The most common answer you'll hear is "4 to 8 weeks." The honest answer is: it depends almost entirely on you.
The technical work is usually the fastest part of any web project. Design and development on a typical small business site takes 2 to 3 weeks. What takes longer is decisions, content, and feedback cycles.
The real timeline breakdown
Week 1: Brief and design. We gather all the information we need, understand the business and its customers, and produce the first design concepts. This phase moves as fast as you can respond to questions.
Week 2: Design refinement and approval. We refine based on your feedback until you're happy with the direction. One or two rounds of feedback here is normal.
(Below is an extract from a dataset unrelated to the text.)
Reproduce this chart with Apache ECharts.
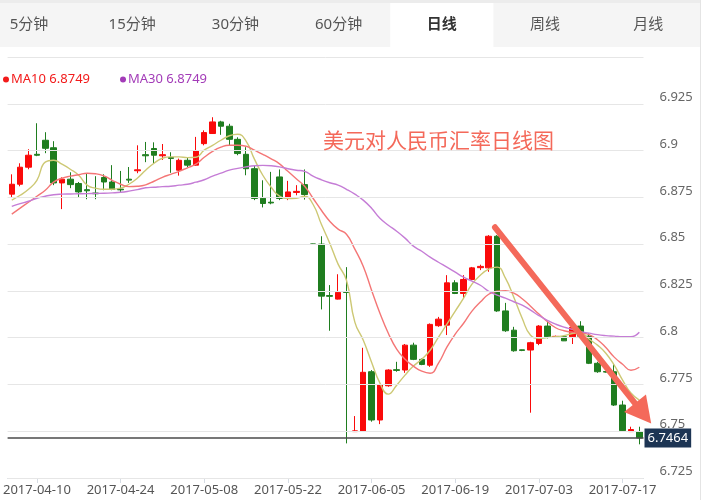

Endless revision cycles are usually a sign that the brief wasn't detailed enough at the start.
Week 3: Development. The approved design becomes a working website. For most projects this is the most predictable phase: we know what we're building and we build it.
Week 4: Content, testing, and launch. Pages need real content: copy, photos, contact details. The site is tested across devices and browsers. Final changes are made. Then it launches.
Four weeks is achievable for a focused project where decisions happen promptly and content is ready early.
What makes projects take longer
Content not being ready. This is the most common delay by far. We can write copy for you, but if you're providing it, have it ready before the project starts. Missing photos, incomplete service descriptions, and "I'll get you that later" items all add up.
Unclear decision-making. Every project has moments where choices need to be made: design direction, page structure, what to include. Projects move faster when one person is empowered to make those calls.
Scope expanding mid-project. It's natural to think of new things you want as the project comes together. But every addition has a cost. A clear scope at the start -- and discipline about sticking to it -- keeps things on track.
Too many reviewers. If five people need to sign off on every decision, every decision takes five times as long. Keep the feedback loop tight.
How to set your project up to move fast
- Have your content (copy and photos) ready before kickoff, or budget for us to write it
- Nominate one person to make decisions and give feedback
- Respond to questions within a day or two
- Give clear, specific feedback rather than "something feels off"
When a client does all of this, four weeks is very achievable. When they don't, eight weeks or more is typical -- and that's not the designer's fault.
A note on tight deadlines
If you have a real deadline (a product launch, a trade show, a funding announcement), tell us upfront. We can often prioritize and accommodate genuine constraints. What we can't do is compress a four-week project into one week without compromising quality.
Tell us the real date. We'll tell you honestly what's achievable.